Conforme a Fundação, o encaminhamento é feito por meio de uma convocação que filtra os candidatos de acordo com o perfil da vaga oferecida.

“As maiores dificuldades na inserção dessas pessoas no mercado de trabalho são os salários oferecidos e a falta de acessibilidade por parte das empresas”, destaca a Funsat em nota.

A nível estadual, a Funtrab (Fundação do Trabalho de Mato Grosso do Sul) realiza o processo de contratação por meio do Setor de Serviço Social, especializado no atendimento a PCDs.

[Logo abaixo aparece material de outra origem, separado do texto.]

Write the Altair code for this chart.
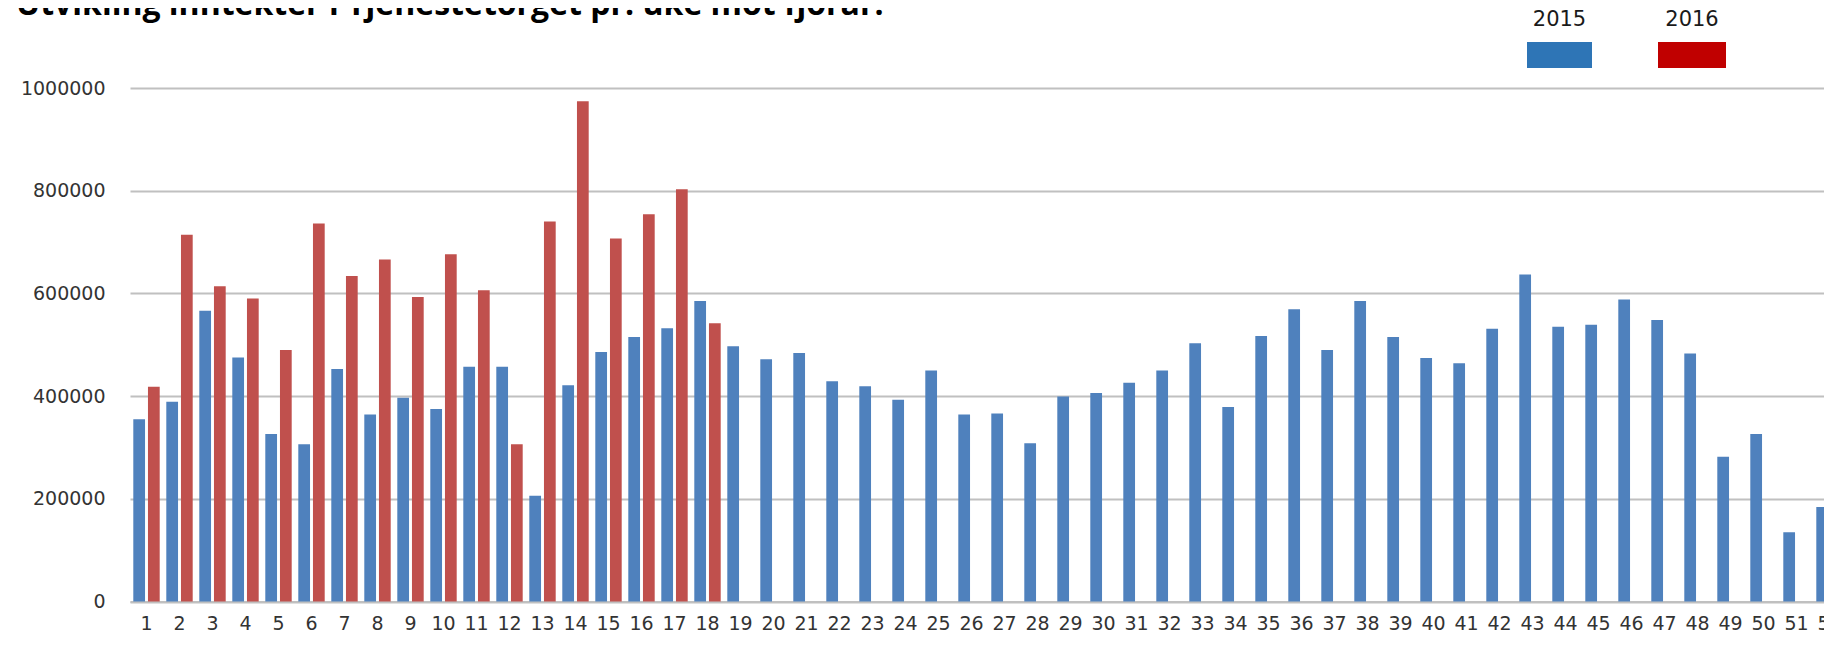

“Em 2022, foram abertas 14.385 vagas exclusivas para pessoas com deficiência em todo o Estado”, afirma a pasta.

Criado em 2003, o Setor de Serviço Social conta com três assistentes sociais que realizam atendimentos específicos e disponibilizam em média 100 vagas diariamente. No entanto, segundo a Funtrab, há inúmeros fatores que dificultam a inserção de PCDs no mercado de trabalho, que vão desde a falta de vagas específicas até questões familiares.

Atendimento em Libras
Atendimento em Libras (Divulgação)

“Há também a contenda desses candidatos receberem o Benefício de Prestação Continuada (BPC), auxílio emergencial, entre outros auxílios. Além disso, a qualificação e a capacitação profissional, questões familiares e a inacessibilidade das empresas são desafios. Às vezes, encaminhamos o perfil solicitado, mas a empresa contrata de outras fontes”, destaca a pasta.

Apesar da falta de vagas específicas para PCDs com qualificação, a Funtrab afirma que, com frequência, determinadas ocupações que exigem formação técnica profissional não são preenchidas. “Mesmo veiculando a vaga na mídia, não encontramos o candidato que preencha os requisitos mínimos”.

Descumprimento à Lei de Cotas pode gerar multa de R$ 265 mil

Conforme previsto na legislação brasileira, as empresas que possuem acima de 100 funcionários, precisam cumprir a Lei de Cotas, destinando de 2 a 5% das vagas a PCDs. Segundo a Funtrab, o não cumprimento é punível com multa, que pode chegar ao valor de R$ 265 mil.

“Uma vez que é identificado que a empresa não cumpre a cota corretamente, é emitido um aviso para o cumprimento ser feito em até 90 dias. Caso não apresente avanços neste período, a empresa é autuada”, destaca a Fundação do Trabalho.

A fiscalização nas empresas é realizada por um Auditor Fiscal do Trabalho da SRTE-MS (Superintendência Regional do Trabalho e Emprego em MS).